MATERIAL:
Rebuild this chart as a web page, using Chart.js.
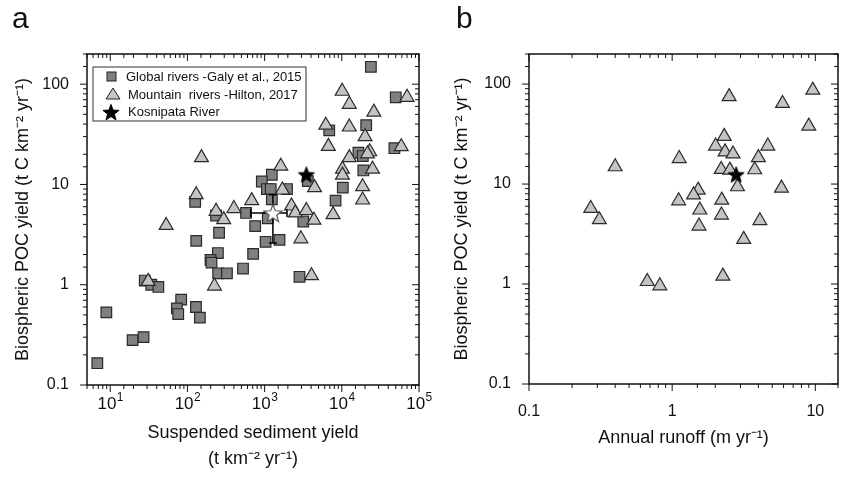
<!DOCTYPE html>
<html>
<head>
<meta charset="utf-8">
<script src="https://cdn.jsdelivr.net/npm/chart.js@4.4.1/dist/chart.umd.min.js"></script>
<style>
  body { margin: 0; background: #fff; font-family: "Liberation Sans", Arial, sans-serif; }
  .panel { position: absolute; top: 0; height: 478px; }
  .letter { position: absolute; top: 1px; font-size: 30px; color: #111; }
</style>
</head>
<body>
<div class="panel" style="left:0;width:440px"><canvas id="chartA"></canvas></div>
<div class="panel" style="left:440px;width:409px"><canvas id="chartB"></canvas></div>
<div class="letter" style="left:12px">a</div>
<div class="letter" style="left:456px">b</div>
<script>
// Panel a: global rivers (Galy et al., 2015) - sediment yield vs POC yield
const galySed = [23800, 50000, 6870, 20700, 48000, 16400, 18700, 19000, 1240, 3630, 920, 1070, 1200, 1950, 10300, 8300, 1240, 126, 575, 235, 1100, 3170, 755, 257, 130, 1030, 1560, 248, 710, 199, 205, 250, 325, 525, 2830, 28, 34, 42, 83, 73, 76, 129, 145, 8.9, 19.5, 27, 6.8];
const galyPoc = [149, 74, 34.6, 39, 23, 20.7, 19.2, 13.8, 12.5, 10.8, 10.7, 9.0, 9.0, 9.0, 9.3, 6.9, 7.1, 6.7, 5.2, 4.9, 4.6, 4.27, 3.84, 3.3, 2.74, 2.68, 2.8, 2.07, 2.03, 1.77, 1.66, 1.3, 1.3, 1.45, 1.2, 1.1, 1.0, 0.95, 0.71, 0.58, 0.51, 0.60, 0.47, 0.53, 0.28, 0.30, 0.165];

// Mountain rivers (Hilton, 2017)
const hiltonSed = [10100, 70000, 12500, 26000, 6200, 12500, 20000, 6700, 59000, 23000, 21500, 12500, 152, 1620, 10200, 25000, 10200, 4430, 1700, 18600, 130, 680, 18600, 235, 400, 295, 2230, 2500, 3470, 4350, 7700, 53, 2950, 4050, 31, 224];
const hiltonPoc = [85, 74, 63, 52.7, 39, 37.4, 30, 24, 23.8, 21.2, 20.2, 18.5, 18.5, 15.2, 14.2, 14.2, 12.4, 9.3, 8.8, 9.5, 7.9, 6.9, 7.0, 5.4, 5.75, 4.46, 6.1, 5.2, 5.5, 4.4, 5.0, 3.9, 2.87, 1.23, 1.08, 0.97];

// Kosnipata River
const kosSed = [3470];
const kosPoc = [12.6];
// Open star with error bars
const openSed = [1280];
const openPoc = [5.2];
const openSedRange = [660, 1950];
const openPocRange = [2.6, 7.9];

// Panel b: annual runoff vs POC yield (mountain rivers)
const runoff = [9.6, 2.5, 5.9, 9.0, 2.31, 2.01, 4.66, 2.34, 2.66, 4.0, 1.12, 0.40, 2.2, 2.53, 3.77, 2.86, 5.8, 1.52, 1.41, 1.11, 2.22, 0.27, 1.56, 2.21, 0.31, 4.1, 1.54, 3.16, 2.26, 0.67, 0.82];
const runoffPoc = [87, 75, 64, 38, 30, 24, 24, 21, 20, 18.4, 18, 14.9, 14, 13.8, 13.9, 9.4, 9.1, 8.7, 7.8, 6.8, 6.9, 5.7, 5.5, 4.9, 4.4, 4.3, 3.8, 2.8, 1.2, 1.06, 0.96];
const kosRunoff = [2.8];
const kosRunoffPoc = [12.5];

const FONT = '"Liberation Sans", Arial, sans-serif';

function toPoints(xs, ys) {
    return xs.map((x, i) => ({ x: x, y: ys[i] }));
}

function isPow10(v) {
    const l = Math.log10(v);
    return Math.abs(l - Math.round(l)) < 1e-6;
}

function makeStar(size, fill, stroke, lw) {
    const c = document.createElement('canvas');
    c.width = size; c.height = size;
    const g = c.getContext('2d');
    const r = size / 2 - 1.5, ri = r * 0.42, cx = size / 2, cy = size / 2 + 1;
    g.beginPath();
    for (let i = 0; i < 10; i++) {
        const a = -Math.PI / 2 + i * Math.PI / 5;
        const rr = i % 2 ? ri : r;
        g.lineTo(cx + rr * Math.cos(a), cy + rr * Math.sin(a));
    }
    g.closePath();
    g.fillStyle = fill;
    g.fill();
    g.lineWidth = lw;
    g.strokeStyle = stroke;
    g.stroke();
    return c;
}

const blackStar = makeStar(20, '#000', '#000', 1);
const whiteStar = makeStar(22, '#fff', '#555', 1.2);

// error bars of the open star, drawn over the squares, then the open star itself on top
const errorBarPlugin = {
    id: 'errorBars',
    afterDatasetsDraw(chart) {
        if (chart.canvas.id !== 'chartA') return;
        const sx = chart.scales.x, sy = chart.scales.y;
        const pt = chart.getDatasetMeta(1).data[0];
        const cx = pt.x, cy = pt.y;
        const x0 = sx.getPixelForValue(openSedRange[0]);
        const x1 = sx.getPixelForValue(openSedRange[1]);
        const y0 = sy.getPixelForValue(openPocRange[0]);
        const y1 = sy.getPixelForValue(openPocRange[1]);
        const ctx = chart.ctx;
        ctx.save();
        ctx.strokeStyle = '#000';
        ctx.lineWidth = 1.5;
        ctx.beginPath();
        ctx.moveTo(x0, cy); ctx.lineTo(x1, cy);
        ctx.moveTo(cx, y0); ctx.lineTo(cx, y1);
        ctx.moveTo(x0, cy - 4); ctx.lineTo(x0, cy + 4);
        ctx.moveTo(x1, cy - 4); ctx.lineTo(x1, cy + 4);
        ctx.moveTo(cx - 4, y0); ctx.lineTo(cx + 4, y0);
        ctx.moveTo(cx - 4, y1); ctx.lineTo(cx + 4, y1);
        ctx.stroke();
        ctx.drawImage(whiteStar, cx - 11, cy - 11, 22, 22);
        ctx.restore();
    }
};

// draws the box and the log ticks on all four sides
const framePlugin = {
    id: 'frame',
    afterDraw(chart) {
        const ctx = chart.ctx;
        const a = chart.chartArea;
        ctx.save();
        ctx.strokeStyle = '#111';
        ctx.lineWidth = 1.5;
        ctx.strokeRect(a.left, a.top, a.right - a.left, a.bottom - a.top);
        ctx.lineWidth = 1;
        ctx.beginPath();
        chart.scales.x.ticks.forEach(t => {
            const px = chart.scales.x.getPixelForValue(t.value);
            if (px < a.left - 0.5 || px > a.right + 0.5) return;
            const len = isPow10(t.value) ? 7 : 4;
            ctx.moveTo(px, a.bottom); ctx.lineTo(px, a.bottom + len);
            ctx.moveTo(px, a.top); ctx.lineTo(px, a.top + len);
        });
        chart.scales.y.ticks.forEach(t => {
            const py = chart.scales.y.getPixelForValue(t.value);
            if (py < a.top - 0.5 || py > a.bottom + 0.5) return;
            const len = isPow10(t.value) ? 7 : 4;
            ctx.moveTo(a.left, py); ctx.lineTo(a.left - len, py);
            ctx.moveTo(a.right, py); ctx.lineTo(a.right - len, py);
        });
        ctx.stroke();

        // power-of-ten labels with raised exponent (panel a x axis)
        if (chart.canvas.id === 'chartA') {
            ctx.fillStyle = '#111';
            ctx.textBaseline = 'alphabetic';
            chart.scales.x.ticks.forEach(t => {
                if (!isPow10(t.value)) return;
                const px = chart.scales.x.getPixelForValue(t.value);
                const e = String(Math.round(Math.log10(t.value)));
                ctx.font = '17px ' + FONT;
                const w1 = ctx.measureText('10').width;
                ctx.font = '12px ' + FONT;
                const w2 = ctx.measureText(e).width;
                const x0 = px - (w1 + w2) / 2;
                ctx.font = '17px ' + FONT;
                ctx.fillText('10', x0, a.bottom + 24);
                ctx.font = '12px ' + FONT;
                ctx.fillText(e, x0 + w1 + 0.5, a.bottom + 16);
            });
        }
        ctx.restore();
    }
};

// boxed legend in panel a
const legendPlugin = {
    id: 'boxLegend',
    afterDraw(chart) {
        if (chart.canvas.id !== 'chartA') return;
        const ctx = chart.ctx;
        ctx.save();
        ctx.strokeStyle = '#333';
        ctx.lineWidth = 1;
        ctx.strokeRect(93, 67, 213, 54);
        ctx.font = '13px ' + FONT;
        ctx.textBaseline = 'middle';
        // square
        ctx.fillStyle = '#808080';
        ctx.fillRect(107, 72, 9, 9);
        ctx.strokeStyle = '#222';
        ctx.strokeRect(107, 72, 9, 9);
        // triangle
        ctx.beginPath();
        ctx.moveTo(113, 88); ctx.lineTo(120, 99); ctx.lineTo(106, 99); ctx.closePath();
        ctx.fillStyle = '#c4c4c4'; ctx.fill(); ctx.stroke();
        ctx.drawImage(blackStar, 101, 102, 20, 20);
        ctx.fillStyle = '#111';
        ctx.fillText('Global rivers -Galy et al., 2015', 126, 77);
        ctx.fillText('Mountain  rivers -Hilton, 2017', 128, 95);
        ctx.fillText('Kosnipata River', 128, 112);
        ctx.restore();
    }
};

const squareStyle = {
    pointStyle: 'rect', pointRadius: 7.5, pointHoverRadius: 7.5,
    backgroundColor: '#808080', borderColor: '#2a2a2a', borderWidth: 1.2
};
const triStyle = {
    pointStyle: 'triangle', pointRadius: 8, pointHoverRadius: 8,
    backgroundColor: '#c4c4c4', borderColor: '#2a2a2a', borderWidth: 1.2
};

function logAxis(min, max, fmt, titleText) {
    return {
        type: 'logarithmic', min: min, max: max,
        grid: { display: false }, border: { display: false },
        ticks: {
            autoSkip: false, maxRotation: 0, padding: 10,
            color: '#111', font: { family: FONT, size: 16 },
            callback: v => isPow10(v) ? fmt(v) : ''
        },
        title: titleText
    };
}

function decFmt(v) {
    const e = Math.round(Math.log10(v));
    return e < 0 ? v.toFixed(-e) : String(Math.round(v));
}

const yTitle = {
    display: true, text: 'Biospheric POC yield (t C km⁻² yr⁻¹)',
    color: '#111', font: { family: FONT, size: 18 }, padding: { bottom: 4 }
};

function fixWidth(w) { return s => { s.width = w; }; }
function fixHeight(h) { return s => { s.height = h; }; }

// panel a (x labels are drawn by framePlugin)
const axA = {
    x: logAxis(5, 100000, () => '', {
        display: true, text: ['Suspended sediment yield', '(t km⁻² yr⁻¹)'],
        color: '#111', font: { family: FONT, size: 18, lineHeight: 1.45 }, padding: { top: 14 }
    }),
    y: logAxis(0.1, 200, decFmt, yTitle)
};
axA.x.afterFit = fixHeight(91);
axA.y.afterFit = fixWidth(79);

new Chart(document.getElementById('chartA'), {
    type: 'scatter',
    data: {
        datasets: [
            { data: toPoints(kosSed, kosPoc), pointStyle: blackStar, pointRadius: 10, order: 0 },
            // open star position; its symbol is drawn by errorBarPlugin above the bars
            { data: toPoints(openSed, openPoc), pointRadius: 0, order: 1 },
            Object.assign({ data: toPoints(hiltonSed, hiltonPoc), order: 3 }, triStyle),
            Object.assign({ data: toPoints(galySed, galyPoc), order: 4 }, squareStyle)
        ]
    },
    options: {
        responsive: true, maintainAspectRatio: false, animation: false,
        layout: { padding: { top: 54, right: 21, bottom: 2, left: 8 } },
        plugins: { legend: { display: false }, tooltip: { enabled: false } },
        scales: axA
    },
    plugins: [errorBarPlugin, framePlugin, legendPlugin]
});

// panel b
const axB = {
    x: logAxis(0.1, 14.4, decFmt, {
        display: true, text: 'Annual runoff (m yr⁻¹)',
        color: '#111', font: { family: FONT, size: 18 }, padding: { top: 14 }
    }),
    y: logAxis(0.1, 200, decFmt, yTitle)
};
axB.x.afterFit = fixHeight(69);
axB.y.afterFit = fixWidth(82);

new Chart(document.getElementById('chartB'), {
    type: 'scatter',
    data: {
        datasets: [
            { data: toPoints(kosRunoff, kosRunoffPoc), pointStyle: blackStar, pointRadius: 10, order: 0 },
            Object.assign({ data: toPoints(runoff, runoffPoc), order: 1 }, triStyle)
        ]
    },
    options: {
        responsive: true, maintainAspectRatio: false, animation: false,
        layout: { padding: { top: 54, right: 9, bottom: 25, left: 7 } },
        plugins: { legend: { display: false }, tooltip: { enabled: false } },
        scales: axB
    },
    plugins: [framePlugin]
});
</script>
</body>
</html>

SET PROBLEM: Exactly restate the lines from the beginning of the data through the line with "const openPocRange = [2.6, 7.9];", and no others, keeping pictures out.

OUTPUT BELOW:
Rebuild this chart as a web page, using Chart.js.
<!DOCTYPE html>
<html>
<head>
<meta charset="utf-8">
<script src="https://cdn.jsdelivr.net/npm/chart.js@4.4.1/dist/chart.umd.min.js"></script>
<style>
  body { margin: 0; background: #fff; font-family: "Liberation Sans", Arial, sans-serif; }
  .panel { position: absolute; top: 0; height: 478px; }
  .letter { position: absolute; top: 1px; font-size: 30px; color: #111; }
</style>
</head>
<body>
<div class="panel" style="left:0;width:440px"><canvas id="chartA"></canvas></div>
<div class="panel" style="left:440px;width:409px"><canvas id="chartB"></canvas></div>
<div class="letter" style="left:12px">a</div>
<div class="letter" style="left:456px">b</div>
<script>
// Panel a: global rivers (Galy et al., 2015) - sediment yield vs POC yield
const galySed = [23800, 50000, 6870, 20700, 48000, 16400, 18700, 19000, 1240, 3630, 920, 1070, 1200, 1950, 10300, 8300, 1240, 126, 575, 235, 1100, 3170, 755, 257, 130, 1030, 1560, 248, 710, 199, 205, 250, 325, 525, 2830, 28, 34, 42, 83, 73, 76, 129, 145, 8.9, 19.5, 27, 6.8];
const galyPoc = [149, 74, 34.6, 39, 23, 20.7, 19.2, 13.8, 12.5, 10.8, 10.7, 9.0, 9.0, 9.0, 9.3, 6.9, 7.1, 6.7, 5.2, 4.9, 4.6, 4.27, 3.84, 3.3, 2.74, 2.68, 2.8, 2.07, 2.03, 1.77, 1.66, 1.3, 1.3, 1.45, 1.2, 1.1, 1.0, 0.95, 0.71, 0.58, 0.51, 0.60, 0.47, 0.53, 0.28, 0.30, 0.165];

// Mountain rivers (Hilton, 2017)
const hiltonSed = [10100, 70000, 12500, 26000, 6200, 12500, 20000, 6700, 59000, 23000, 21500, 12500, 152, 1620, 10200, 25000, 10200, 4430, 1700, 18600, 130, 680, 18600, 235, 400, 295, 2230, 2500, 3470, 4350, 7700, 53, 2950, 4050, 31, 224];
const hiltonPoc = [85, 74, 63, 52.7, 39, 37.4, 30, 24, 23.8, 21.2, 20.2, 18.5, 18.5, 15.2, 14.2, 14.2, 12.4, 9.3, 8.8, 9.5, 7.9, 6.9, 7.0, 5.4, 5.75, 4.46, 6.1, 5.2, 5.5, 4.4, 5.0, 3.9, 2.87, 1.23, 1.08, 0.97];

// Kosnipata River
const kosSed = [3470];
const kosPoc = [12.6];
// Open star with error bars
const openSed = [1280];
const openPoc = [5.2];
const openSedRange = [660, 1950];
const openPocRange = [2.6, 7.9];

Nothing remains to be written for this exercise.